= GOAL =
Copy out, with no alterations, the lines below running from the one containing "Emit a web page" to the one containing "const bS1DrugErr = [9.6, 10, 8.6, 9.4];", inclusive at each end; pictures are omitted.

Figure scripts

-------

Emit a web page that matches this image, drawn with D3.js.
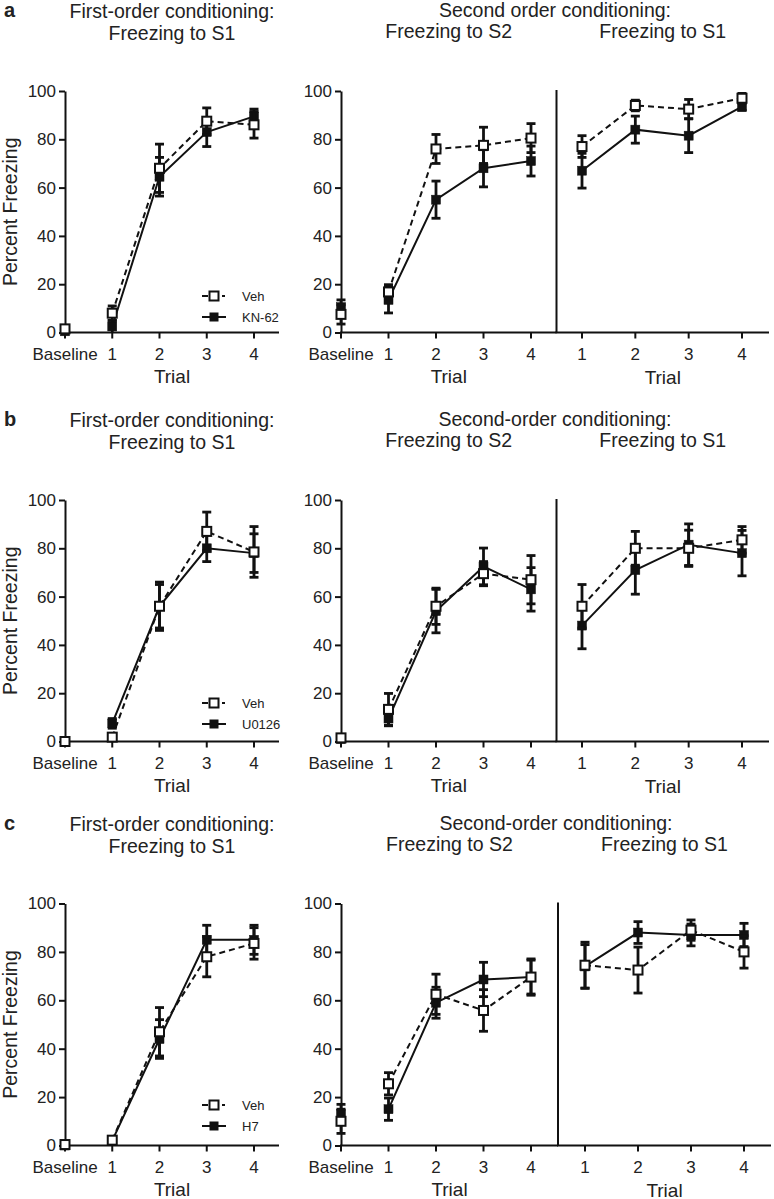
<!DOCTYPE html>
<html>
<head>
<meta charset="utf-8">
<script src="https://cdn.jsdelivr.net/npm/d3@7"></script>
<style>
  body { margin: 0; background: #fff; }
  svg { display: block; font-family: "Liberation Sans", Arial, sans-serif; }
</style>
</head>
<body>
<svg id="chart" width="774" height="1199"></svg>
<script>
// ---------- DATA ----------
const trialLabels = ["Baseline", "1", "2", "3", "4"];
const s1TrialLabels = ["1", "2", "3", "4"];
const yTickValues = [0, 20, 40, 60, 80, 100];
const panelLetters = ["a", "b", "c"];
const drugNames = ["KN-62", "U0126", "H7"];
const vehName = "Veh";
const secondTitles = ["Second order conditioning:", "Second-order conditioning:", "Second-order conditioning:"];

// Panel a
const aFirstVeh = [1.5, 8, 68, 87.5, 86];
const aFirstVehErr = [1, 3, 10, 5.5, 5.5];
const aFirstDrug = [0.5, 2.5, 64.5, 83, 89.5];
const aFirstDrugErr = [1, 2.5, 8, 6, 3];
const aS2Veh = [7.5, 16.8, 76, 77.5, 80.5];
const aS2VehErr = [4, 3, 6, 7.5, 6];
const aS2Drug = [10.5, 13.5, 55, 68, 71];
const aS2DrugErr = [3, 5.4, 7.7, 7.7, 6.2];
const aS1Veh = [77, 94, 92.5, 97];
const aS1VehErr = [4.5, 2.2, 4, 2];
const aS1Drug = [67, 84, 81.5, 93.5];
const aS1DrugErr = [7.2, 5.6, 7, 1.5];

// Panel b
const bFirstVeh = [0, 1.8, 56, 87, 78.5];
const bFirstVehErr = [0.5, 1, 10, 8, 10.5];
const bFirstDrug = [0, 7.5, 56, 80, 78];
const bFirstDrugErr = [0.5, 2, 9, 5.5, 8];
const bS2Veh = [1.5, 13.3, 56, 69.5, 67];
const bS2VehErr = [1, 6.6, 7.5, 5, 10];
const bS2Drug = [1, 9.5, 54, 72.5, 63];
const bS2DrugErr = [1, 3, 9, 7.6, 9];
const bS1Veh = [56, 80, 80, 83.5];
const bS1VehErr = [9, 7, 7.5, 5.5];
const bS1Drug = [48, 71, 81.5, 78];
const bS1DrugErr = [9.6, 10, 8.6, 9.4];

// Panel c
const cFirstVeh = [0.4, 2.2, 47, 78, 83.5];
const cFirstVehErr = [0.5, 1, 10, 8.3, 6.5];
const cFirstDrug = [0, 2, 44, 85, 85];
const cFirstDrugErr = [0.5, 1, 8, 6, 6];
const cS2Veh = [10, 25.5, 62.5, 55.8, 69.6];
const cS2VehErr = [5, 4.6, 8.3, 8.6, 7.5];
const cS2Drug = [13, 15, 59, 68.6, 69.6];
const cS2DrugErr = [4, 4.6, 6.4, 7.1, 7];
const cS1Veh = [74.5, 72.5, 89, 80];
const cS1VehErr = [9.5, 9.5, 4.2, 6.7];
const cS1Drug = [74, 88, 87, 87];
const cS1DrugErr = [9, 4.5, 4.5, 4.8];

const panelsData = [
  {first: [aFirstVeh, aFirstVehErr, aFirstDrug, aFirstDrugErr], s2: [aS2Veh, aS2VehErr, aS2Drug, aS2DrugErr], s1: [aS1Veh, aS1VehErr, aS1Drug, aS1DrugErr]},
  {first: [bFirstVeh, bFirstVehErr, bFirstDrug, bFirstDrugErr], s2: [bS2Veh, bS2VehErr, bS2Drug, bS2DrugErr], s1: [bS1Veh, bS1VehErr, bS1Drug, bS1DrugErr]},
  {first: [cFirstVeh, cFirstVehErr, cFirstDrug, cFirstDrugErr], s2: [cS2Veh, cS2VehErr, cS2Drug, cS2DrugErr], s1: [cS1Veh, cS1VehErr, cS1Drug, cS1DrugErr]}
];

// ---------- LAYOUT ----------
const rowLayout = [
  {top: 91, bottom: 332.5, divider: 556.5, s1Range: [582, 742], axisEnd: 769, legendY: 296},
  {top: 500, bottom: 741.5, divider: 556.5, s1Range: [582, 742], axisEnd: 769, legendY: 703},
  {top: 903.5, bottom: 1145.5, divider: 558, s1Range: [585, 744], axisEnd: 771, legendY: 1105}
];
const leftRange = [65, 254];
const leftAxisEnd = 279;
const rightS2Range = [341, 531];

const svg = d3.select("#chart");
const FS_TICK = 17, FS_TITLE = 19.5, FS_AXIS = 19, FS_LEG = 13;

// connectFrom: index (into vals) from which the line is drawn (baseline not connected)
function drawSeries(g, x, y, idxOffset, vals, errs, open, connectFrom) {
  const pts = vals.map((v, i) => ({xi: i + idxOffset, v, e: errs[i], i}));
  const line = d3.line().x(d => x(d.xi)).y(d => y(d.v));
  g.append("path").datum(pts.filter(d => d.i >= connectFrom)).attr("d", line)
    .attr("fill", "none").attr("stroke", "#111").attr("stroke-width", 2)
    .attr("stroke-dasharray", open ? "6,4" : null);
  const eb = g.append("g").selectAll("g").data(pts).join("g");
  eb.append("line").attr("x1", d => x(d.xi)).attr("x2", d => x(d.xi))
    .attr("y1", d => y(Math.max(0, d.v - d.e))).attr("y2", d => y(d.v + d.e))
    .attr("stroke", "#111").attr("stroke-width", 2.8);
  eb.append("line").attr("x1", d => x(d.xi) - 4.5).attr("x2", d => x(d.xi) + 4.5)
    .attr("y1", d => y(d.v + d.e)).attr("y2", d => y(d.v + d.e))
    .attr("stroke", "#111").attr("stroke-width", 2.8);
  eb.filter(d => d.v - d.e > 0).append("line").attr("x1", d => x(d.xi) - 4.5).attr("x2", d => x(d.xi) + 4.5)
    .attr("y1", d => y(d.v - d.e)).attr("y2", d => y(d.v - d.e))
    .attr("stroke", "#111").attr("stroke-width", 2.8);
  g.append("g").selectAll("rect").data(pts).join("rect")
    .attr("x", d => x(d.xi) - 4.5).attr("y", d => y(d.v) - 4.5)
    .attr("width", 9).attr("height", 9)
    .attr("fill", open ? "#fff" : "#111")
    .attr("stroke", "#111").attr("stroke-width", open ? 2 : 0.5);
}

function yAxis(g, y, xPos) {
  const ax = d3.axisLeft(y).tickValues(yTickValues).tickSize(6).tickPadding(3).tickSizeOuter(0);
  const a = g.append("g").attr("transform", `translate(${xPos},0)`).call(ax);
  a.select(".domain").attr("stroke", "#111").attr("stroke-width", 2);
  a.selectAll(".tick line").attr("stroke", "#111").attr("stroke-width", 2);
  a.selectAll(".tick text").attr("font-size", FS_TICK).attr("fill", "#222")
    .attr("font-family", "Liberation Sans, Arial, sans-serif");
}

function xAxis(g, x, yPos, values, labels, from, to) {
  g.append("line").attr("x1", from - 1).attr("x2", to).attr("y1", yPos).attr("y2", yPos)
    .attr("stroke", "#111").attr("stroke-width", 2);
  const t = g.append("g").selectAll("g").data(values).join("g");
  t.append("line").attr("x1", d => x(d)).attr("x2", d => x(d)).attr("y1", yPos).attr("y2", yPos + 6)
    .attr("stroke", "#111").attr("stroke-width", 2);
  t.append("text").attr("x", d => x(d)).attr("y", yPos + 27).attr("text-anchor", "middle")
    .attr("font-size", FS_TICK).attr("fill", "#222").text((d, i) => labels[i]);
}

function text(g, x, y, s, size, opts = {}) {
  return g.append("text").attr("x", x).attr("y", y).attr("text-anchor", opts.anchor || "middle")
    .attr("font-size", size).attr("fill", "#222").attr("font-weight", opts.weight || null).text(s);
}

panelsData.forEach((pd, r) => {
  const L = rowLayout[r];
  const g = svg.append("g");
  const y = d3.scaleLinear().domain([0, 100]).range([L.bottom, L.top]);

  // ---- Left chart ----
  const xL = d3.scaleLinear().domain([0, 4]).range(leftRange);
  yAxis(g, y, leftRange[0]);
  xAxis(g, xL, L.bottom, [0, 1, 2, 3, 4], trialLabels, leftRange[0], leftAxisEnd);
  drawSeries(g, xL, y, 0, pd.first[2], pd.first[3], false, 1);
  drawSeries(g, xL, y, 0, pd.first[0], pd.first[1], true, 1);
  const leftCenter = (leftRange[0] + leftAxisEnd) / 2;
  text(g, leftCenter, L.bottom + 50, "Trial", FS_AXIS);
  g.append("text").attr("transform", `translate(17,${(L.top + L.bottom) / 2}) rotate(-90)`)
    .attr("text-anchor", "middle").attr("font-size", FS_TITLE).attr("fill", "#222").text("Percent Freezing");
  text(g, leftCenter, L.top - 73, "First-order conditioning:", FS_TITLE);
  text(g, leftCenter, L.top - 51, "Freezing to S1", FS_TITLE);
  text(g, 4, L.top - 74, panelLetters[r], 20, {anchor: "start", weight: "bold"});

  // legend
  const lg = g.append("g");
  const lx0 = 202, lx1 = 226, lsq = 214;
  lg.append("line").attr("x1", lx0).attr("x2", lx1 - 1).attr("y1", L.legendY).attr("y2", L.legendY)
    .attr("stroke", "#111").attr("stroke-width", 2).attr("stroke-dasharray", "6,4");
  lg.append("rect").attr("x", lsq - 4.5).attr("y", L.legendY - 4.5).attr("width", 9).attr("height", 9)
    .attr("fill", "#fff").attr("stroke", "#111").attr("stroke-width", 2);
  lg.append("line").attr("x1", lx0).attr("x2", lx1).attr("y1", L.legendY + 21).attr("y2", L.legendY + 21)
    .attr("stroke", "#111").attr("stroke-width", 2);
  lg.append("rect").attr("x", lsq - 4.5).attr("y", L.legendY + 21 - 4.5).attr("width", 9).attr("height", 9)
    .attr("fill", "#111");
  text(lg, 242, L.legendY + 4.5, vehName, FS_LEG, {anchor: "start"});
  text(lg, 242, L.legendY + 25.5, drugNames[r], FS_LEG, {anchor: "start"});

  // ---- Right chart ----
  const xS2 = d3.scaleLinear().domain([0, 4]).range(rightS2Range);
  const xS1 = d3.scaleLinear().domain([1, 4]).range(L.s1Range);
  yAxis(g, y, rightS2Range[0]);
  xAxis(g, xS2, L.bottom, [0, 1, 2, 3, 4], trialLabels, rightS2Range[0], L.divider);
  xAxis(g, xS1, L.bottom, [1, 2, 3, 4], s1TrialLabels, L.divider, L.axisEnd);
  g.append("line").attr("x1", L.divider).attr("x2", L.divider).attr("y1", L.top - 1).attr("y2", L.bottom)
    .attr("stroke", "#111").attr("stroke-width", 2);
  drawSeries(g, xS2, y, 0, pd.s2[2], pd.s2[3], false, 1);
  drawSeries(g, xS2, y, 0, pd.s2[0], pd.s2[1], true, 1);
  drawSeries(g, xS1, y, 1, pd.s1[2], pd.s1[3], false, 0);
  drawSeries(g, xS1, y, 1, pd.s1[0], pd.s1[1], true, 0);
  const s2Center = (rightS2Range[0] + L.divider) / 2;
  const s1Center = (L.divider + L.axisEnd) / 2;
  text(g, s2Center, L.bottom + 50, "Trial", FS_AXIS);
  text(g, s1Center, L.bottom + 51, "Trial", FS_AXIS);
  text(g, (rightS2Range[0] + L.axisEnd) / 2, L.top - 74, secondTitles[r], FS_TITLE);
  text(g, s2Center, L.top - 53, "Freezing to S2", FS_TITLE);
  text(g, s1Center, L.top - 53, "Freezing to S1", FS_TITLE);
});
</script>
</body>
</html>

-------

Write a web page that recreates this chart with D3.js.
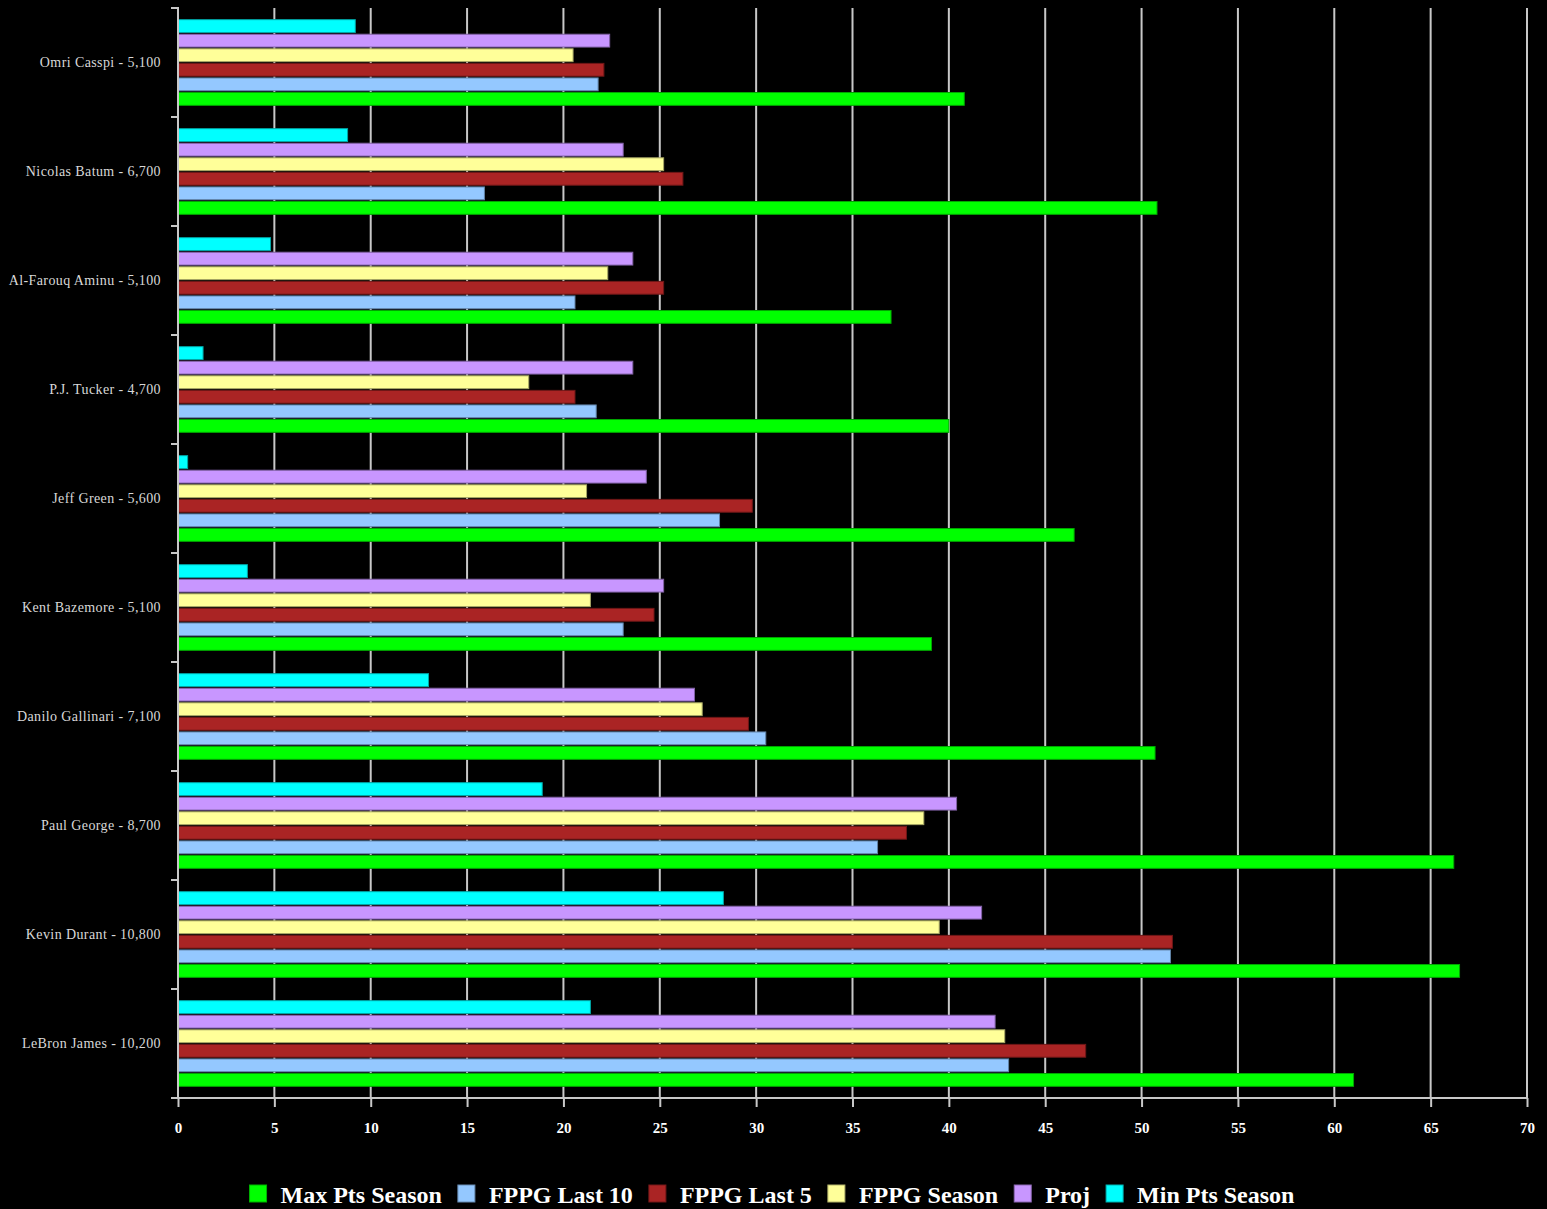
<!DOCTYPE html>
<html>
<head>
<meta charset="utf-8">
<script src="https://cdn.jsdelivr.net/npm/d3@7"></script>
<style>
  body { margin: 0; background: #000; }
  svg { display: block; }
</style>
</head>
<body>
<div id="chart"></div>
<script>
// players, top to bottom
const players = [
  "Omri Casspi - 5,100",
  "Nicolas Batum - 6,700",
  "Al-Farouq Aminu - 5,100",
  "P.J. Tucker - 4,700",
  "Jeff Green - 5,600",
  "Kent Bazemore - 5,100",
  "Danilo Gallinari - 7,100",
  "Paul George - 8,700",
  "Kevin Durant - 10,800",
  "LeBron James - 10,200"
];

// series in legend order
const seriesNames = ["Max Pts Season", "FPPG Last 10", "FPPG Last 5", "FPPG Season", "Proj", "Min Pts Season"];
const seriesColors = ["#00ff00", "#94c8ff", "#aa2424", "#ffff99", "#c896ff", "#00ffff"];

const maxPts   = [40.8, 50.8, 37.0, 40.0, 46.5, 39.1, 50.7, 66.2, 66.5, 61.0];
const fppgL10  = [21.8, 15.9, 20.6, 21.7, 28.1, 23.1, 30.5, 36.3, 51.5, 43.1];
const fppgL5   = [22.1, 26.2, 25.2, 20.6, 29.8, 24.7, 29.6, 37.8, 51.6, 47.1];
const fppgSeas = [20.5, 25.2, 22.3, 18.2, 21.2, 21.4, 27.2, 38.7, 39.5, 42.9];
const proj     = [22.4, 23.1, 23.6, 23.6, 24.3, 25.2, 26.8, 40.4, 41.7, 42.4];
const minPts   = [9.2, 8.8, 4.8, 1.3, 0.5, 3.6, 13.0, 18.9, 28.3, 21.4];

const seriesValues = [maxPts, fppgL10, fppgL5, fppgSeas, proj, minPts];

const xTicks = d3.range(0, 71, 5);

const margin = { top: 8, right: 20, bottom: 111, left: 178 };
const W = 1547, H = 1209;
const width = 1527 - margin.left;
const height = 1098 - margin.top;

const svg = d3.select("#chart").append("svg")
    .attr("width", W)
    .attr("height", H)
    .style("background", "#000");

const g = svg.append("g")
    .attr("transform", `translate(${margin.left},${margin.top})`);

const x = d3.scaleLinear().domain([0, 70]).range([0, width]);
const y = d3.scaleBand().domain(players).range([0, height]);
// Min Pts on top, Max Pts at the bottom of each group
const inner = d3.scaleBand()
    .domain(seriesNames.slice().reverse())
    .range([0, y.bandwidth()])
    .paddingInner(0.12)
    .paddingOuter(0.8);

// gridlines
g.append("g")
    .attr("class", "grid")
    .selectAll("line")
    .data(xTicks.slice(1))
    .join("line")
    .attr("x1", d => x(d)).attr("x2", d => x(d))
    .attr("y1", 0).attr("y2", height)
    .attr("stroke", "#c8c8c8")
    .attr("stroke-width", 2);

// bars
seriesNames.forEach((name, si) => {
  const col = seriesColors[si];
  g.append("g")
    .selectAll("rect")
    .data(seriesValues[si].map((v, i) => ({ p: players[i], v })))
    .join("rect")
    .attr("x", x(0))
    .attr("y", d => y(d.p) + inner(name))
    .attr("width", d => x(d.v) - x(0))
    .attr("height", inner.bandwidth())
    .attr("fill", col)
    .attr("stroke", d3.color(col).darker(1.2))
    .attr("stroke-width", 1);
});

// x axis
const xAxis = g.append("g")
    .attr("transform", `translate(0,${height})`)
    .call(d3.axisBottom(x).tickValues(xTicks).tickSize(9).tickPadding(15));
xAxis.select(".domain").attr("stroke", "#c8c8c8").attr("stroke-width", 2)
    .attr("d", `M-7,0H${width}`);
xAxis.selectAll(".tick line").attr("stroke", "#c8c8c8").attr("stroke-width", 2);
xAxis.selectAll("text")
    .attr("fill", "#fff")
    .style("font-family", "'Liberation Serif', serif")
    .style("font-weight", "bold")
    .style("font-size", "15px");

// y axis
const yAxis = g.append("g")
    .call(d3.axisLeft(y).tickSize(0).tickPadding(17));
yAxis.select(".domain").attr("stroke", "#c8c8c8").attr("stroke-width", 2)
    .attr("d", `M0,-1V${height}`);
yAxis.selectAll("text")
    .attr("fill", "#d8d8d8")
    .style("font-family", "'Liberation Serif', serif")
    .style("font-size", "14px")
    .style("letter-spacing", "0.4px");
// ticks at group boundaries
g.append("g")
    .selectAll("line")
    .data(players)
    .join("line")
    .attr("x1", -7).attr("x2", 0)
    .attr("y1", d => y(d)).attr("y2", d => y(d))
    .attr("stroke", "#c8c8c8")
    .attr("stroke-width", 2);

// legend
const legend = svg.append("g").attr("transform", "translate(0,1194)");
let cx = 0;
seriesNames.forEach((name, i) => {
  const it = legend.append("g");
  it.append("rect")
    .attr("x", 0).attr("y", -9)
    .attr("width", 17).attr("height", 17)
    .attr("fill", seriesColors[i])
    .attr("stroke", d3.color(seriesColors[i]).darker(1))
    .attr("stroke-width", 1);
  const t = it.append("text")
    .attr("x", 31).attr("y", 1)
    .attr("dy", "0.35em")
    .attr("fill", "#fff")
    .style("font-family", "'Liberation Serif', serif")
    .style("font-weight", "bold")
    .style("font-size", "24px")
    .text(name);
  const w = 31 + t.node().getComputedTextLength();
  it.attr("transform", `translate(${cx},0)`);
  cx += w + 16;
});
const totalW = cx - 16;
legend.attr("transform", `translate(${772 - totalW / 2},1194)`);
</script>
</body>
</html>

-------

= COMPLETE OUTPUT =
Emit a web page that matches this image, drawn with D3.js.
<!DOCTYPE html>
<html>
<head>
<meta charset="utf-8">
<script src="https://cdn.jsdelivr.net/npm/d3@7"></script>
<style>
  body { margin: 0; background: #fff; }
  svg { display: block; font-family: "Liberation Sans", Arial, sans-serif; }
</style>
</head>
<body>
<svg id="chart" width="774" height="1199"></svg>
<script>
// ---------- DATA ----------
const trialLabels = ["Baseline", "1", "2", "3", "4"];
const s1TrialLabels = ["1", "2", "3", "4"];
const yTickValues = [0, 20, 40, 60, 80, 100];
const panelLetters = ["a", "b", "c"];
const drugNames = ["KN-62", "U0126", "H7"];
const vehName = "Veh";
const secondTitles = ["Second order conditioning:", "Second-order conditioning:", "Second-order conditioning:"];

// Panel a
const aFirstVeh = [1.5, 8, 68, 87.5, 86];
const aFirstVehErr = [1, 3, 10, 5.5, 5.5];
const aFirstDrug = [0.5, 2.5, 64.5, 83, 89.5];
const aFirstDrugErr = [1, 2.5, 8, 6, 3];
const aS2Veh = [7.5, 16.8, 76, 77.5, 80.5];
const aS2VehErr = [4, 3, 6, 7.5, 6];
const aS2Drug = [10.5, 13.5, 55, 68, 71];
const aS2DrugErr = [3, 5.4, 7.7, 7.7, 6.2];
const aS1Veh = [77, 94, 92.5, 97];
const aS1VehErr = [4.5, 2.2, 4, 2];
const aS1Drug = [67, 84, 81.5, 93.5];
const aS1DrugErr = [7.2, 5.6, 7, 1.5];

// Panel b
const bFirstVeh = [0, 1.8, 56, 87, 78.5];
const bFirstVehErr = [0.5, 1, 10, 8, 10.5];
const bFirstDrug = [0, 7.5, 56, 80, 78];
const bFirstDrugErr = [0.5, 2, 9, 5.5, 8];
const bS2Veh = [1.5, 13.3, 56, 69.5, 67];
const bS2VehErr = [1, 6.6, 7.5, 5, 10];
const bS2Drug = [1, 9.5, 54, 72.5, 63];
const bS2DrugErr = [1, 3, 9, 7.6, 9];
const bS1Veh = [56, 80, 80, 83.5];
const bS1VehErr = [9, 7, 7.5, 5.5];
const bS1Drug = [48, 71, 81.5, 78];
const bS1DrugErr = [9.6, 10, 8.6, 9.4];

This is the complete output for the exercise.